### Records supplied:
━━━━━━
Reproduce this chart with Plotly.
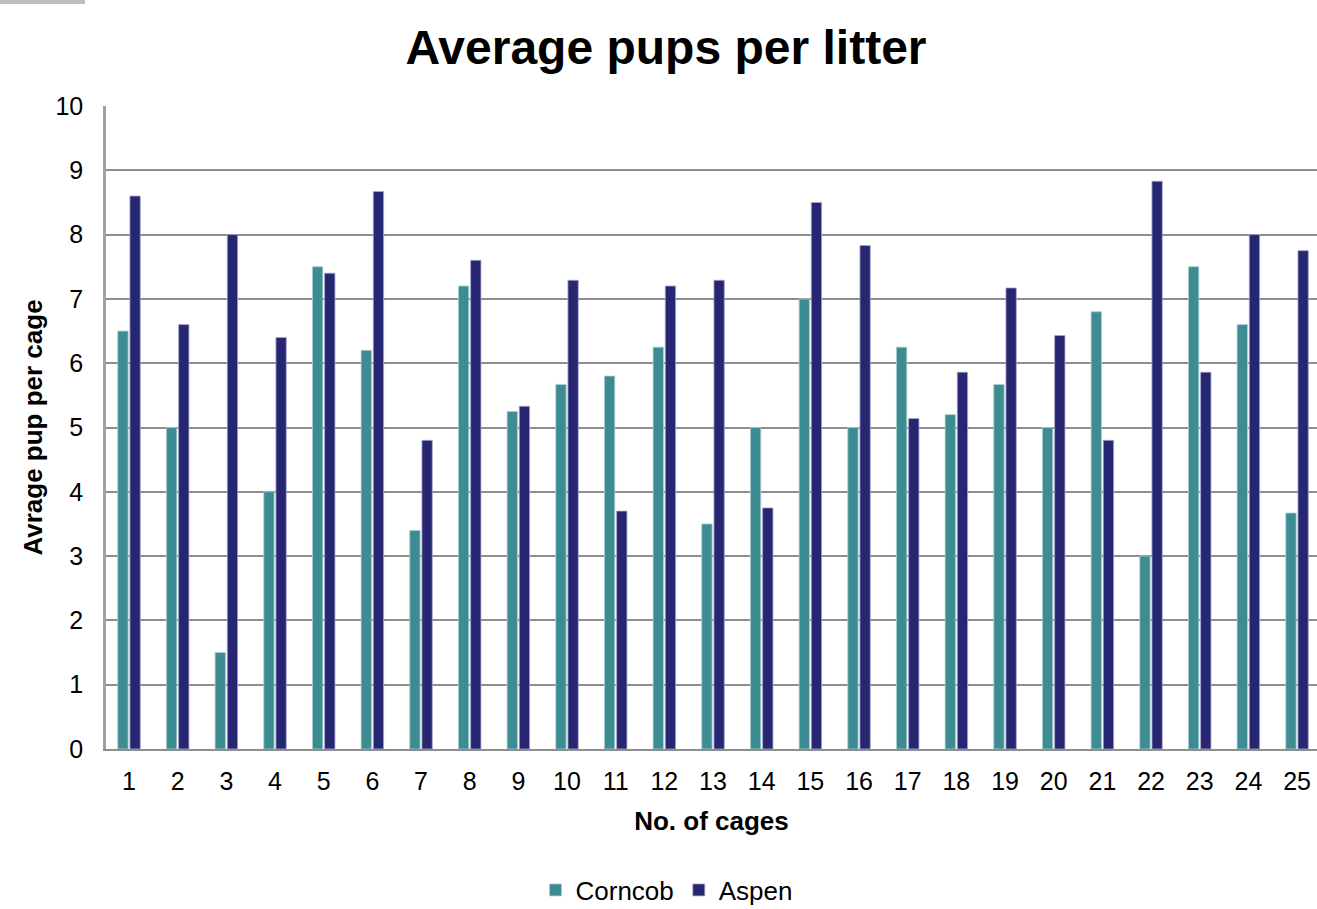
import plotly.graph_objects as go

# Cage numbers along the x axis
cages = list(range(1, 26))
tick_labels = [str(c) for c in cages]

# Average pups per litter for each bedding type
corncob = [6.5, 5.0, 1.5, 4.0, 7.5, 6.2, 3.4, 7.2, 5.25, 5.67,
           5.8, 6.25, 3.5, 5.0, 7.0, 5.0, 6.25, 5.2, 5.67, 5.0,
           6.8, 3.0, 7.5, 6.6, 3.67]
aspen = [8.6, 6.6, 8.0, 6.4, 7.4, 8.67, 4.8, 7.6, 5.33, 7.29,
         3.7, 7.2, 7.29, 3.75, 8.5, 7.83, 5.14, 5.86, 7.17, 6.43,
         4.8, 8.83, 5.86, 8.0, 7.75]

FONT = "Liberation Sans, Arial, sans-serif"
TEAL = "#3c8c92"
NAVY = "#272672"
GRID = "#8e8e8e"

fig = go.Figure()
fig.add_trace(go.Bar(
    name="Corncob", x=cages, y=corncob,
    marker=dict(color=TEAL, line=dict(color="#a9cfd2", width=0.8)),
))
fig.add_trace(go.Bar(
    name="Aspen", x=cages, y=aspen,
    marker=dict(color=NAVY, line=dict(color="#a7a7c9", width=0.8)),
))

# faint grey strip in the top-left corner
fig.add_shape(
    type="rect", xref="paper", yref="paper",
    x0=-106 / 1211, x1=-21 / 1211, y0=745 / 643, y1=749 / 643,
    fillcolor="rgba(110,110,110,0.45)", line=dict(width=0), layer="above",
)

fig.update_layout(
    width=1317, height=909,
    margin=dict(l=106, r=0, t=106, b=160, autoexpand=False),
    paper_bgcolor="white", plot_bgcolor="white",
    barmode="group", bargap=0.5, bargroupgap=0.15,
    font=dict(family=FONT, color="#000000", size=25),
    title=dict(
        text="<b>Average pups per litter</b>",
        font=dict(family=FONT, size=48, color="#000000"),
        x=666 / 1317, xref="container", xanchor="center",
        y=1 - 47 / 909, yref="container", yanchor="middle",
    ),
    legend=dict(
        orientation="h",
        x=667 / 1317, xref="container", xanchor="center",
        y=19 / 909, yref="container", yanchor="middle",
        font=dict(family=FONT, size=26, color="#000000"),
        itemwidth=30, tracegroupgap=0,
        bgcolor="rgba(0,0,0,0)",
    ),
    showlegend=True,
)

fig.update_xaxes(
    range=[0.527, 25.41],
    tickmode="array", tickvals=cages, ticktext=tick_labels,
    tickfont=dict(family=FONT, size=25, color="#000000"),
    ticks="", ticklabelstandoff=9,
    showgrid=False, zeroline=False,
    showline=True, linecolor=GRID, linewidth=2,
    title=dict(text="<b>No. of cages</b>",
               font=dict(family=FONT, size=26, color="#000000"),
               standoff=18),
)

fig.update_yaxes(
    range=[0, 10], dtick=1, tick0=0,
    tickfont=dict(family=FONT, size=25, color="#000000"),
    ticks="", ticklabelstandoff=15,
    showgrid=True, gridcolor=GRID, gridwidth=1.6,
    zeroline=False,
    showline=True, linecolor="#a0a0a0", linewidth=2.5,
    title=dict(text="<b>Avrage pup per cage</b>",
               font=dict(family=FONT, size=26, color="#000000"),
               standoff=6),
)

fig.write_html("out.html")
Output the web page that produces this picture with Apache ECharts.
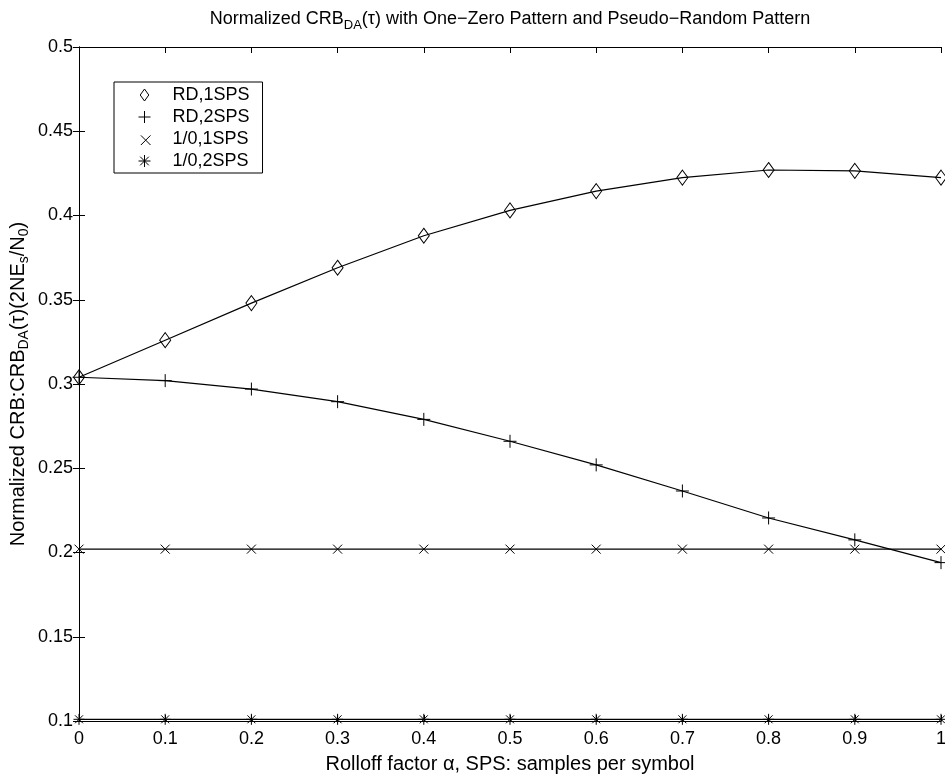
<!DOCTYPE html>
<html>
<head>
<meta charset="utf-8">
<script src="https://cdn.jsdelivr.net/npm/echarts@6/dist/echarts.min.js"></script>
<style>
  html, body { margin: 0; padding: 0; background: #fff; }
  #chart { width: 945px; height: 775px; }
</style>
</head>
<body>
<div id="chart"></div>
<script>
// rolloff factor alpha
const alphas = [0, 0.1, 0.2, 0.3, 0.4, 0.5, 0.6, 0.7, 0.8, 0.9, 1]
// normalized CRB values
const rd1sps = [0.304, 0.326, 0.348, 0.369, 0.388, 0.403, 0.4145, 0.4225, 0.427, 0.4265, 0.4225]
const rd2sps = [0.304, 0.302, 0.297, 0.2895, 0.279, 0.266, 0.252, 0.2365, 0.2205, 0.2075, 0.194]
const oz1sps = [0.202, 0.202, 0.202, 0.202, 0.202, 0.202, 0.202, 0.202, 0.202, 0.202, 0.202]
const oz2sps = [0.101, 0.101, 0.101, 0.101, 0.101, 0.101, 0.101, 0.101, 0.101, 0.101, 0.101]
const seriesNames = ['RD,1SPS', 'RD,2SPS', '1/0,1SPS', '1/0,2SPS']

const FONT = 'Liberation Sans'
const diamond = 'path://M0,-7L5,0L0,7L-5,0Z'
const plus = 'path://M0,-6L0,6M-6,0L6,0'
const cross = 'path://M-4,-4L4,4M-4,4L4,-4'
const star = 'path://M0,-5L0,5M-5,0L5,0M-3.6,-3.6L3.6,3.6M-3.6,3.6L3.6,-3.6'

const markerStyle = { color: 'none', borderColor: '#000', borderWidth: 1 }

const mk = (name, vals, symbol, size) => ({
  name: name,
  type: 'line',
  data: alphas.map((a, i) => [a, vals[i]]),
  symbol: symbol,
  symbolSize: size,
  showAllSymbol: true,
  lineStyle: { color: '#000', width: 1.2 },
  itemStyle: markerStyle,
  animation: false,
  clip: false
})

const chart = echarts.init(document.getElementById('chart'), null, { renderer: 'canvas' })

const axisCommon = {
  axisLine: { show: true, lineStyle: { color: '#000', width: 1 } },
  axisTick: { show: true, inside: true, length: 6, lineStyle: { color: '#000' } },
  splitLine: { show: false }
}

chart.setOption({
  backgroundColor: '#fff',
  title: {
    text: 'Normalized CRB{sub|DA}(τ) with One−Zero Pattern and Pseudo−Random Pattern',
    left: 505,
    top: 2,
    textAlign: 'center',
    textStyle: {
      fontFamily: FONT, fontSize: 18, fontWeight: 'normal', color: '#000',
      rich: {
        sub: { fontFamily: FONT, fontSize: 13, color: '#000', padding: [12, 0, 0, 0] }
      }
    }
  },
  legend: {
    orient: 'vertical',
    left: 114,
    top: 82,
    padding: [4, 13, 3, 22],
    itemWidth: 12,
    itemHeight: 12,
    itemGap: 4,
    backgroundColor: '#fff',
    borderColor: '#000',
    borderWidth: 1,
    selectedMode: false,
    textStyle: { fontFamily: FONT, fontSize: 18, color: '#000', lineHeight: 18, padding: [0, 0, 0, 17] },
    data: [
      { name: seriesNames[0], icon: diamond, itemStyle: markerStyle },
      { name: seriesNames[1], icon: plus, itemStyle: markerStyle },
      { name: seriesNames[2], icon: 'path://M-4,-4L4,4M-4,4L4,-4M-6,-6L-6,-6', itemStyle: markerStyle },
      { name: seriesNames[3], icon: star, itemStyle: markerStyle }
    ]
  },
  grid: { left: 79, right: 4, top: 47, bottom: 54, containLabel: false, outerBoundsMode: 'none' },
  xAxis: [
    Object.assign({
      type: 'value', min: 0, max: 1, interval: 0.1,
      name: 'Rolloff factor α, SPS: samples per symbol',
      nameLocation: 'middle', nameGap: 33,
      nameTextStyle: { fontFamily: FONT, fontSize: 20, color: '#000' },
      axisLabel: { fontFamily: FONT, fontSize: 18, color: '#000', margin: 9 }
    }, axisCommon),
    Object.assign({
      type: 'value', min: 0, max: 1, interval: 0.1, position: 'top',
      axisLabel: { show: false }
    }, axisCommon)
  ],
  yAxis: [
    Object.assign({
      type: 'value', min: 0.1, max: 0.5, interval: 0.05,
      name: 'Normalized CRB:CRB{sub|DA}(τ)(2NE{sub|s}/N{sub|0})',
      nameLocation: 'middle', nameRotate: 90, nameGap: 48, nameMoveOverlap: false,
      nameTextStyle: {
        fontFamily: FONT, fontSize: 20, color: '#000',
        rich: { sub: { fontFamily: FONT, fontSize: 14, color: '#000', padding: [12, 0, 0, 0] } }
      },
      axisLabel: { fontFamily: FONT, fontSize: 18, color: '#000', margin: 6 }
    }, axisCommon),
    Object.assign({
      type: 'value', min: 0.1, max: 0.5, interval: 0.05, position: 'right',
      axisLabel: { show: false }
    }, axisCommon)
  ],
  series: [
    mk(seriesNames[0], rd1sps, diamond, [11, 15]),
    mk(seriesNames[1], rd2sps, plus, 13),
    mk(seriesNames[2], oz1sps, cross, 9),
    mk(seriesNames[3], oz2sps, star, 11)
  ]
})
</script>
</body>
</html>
━━━━━━
### Your task:
Using the records above, find and show each line with the string "this".

### Response:
Reproduce this chart with Plotly.
Output the web page that produces this picture with Apache ECharts.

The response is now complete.